Podemos entonces comprender la enseñanza de los grandes teólogos de la época patrística y del Medioevo que veían en la liturgia de aquí abajo una participación en la liturgia celestial. Todos los beatos que han pasado de la vida presente a la vida eterna alaban incesantemente a Dios en su eterno hoy. Nuestras liturgias y nuestros oficios de aquí abajo, frecuentemente a pesar de su pobreza, y a pesar también de nuestras distracciones, provoca esta grieta hace entreabrir el cielo y nos permite por un instante entrar en este mismo hoy de Dios, en el que todo es presente. Entonces nuestra liturgia terrena se vuelve del todo contemporánea a la liturgia celestial. Estas ideas las hemos meditado en el adviento.
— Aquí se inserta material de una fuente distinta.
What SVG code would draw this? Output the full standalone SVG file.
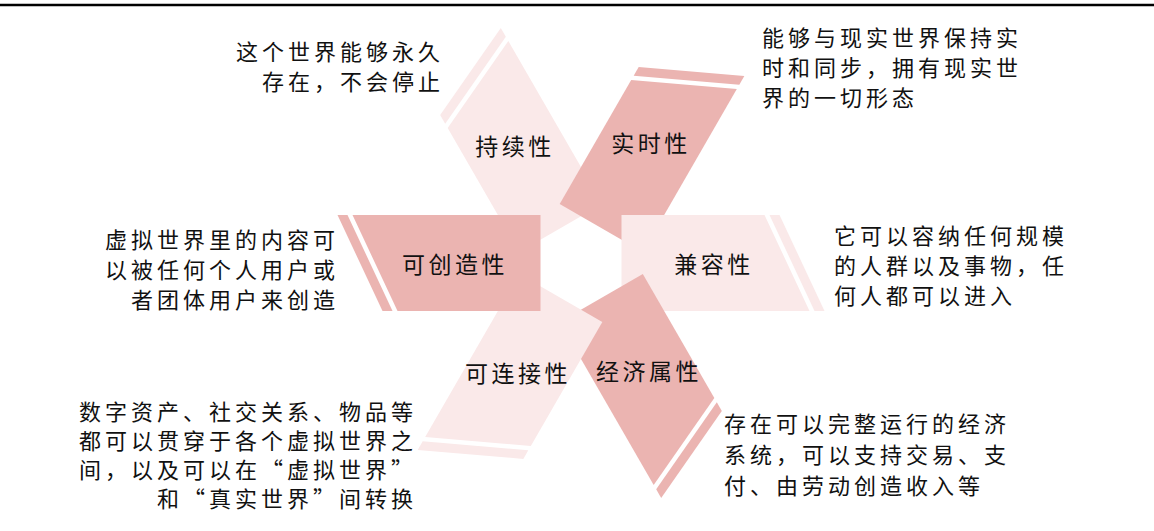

Tengamos muy presente que somos hijos en el Hijo, vivamos de las gracias que Dios nos ofrece, en los sacramentos, especialmente en la Misa, bien celebrada y participada, en la oración y en las obras de caridad. Que la liturgia nunca sea mero rito, sino lenguaje de este amor de Dios que nos salva. Si vivimos así nuestro ser hijos de Dios se realiza entonces hoy esto que Pablo escribe a su discípulo Tito: “Dios, nuestro Salvador, ha manifestado su bondad y su ternura por los hombre; Él nos ha salvado”.
Que María nuestra Madre nos enseñe con su paciencia e intercesión a ser hijos dilectos de Dios.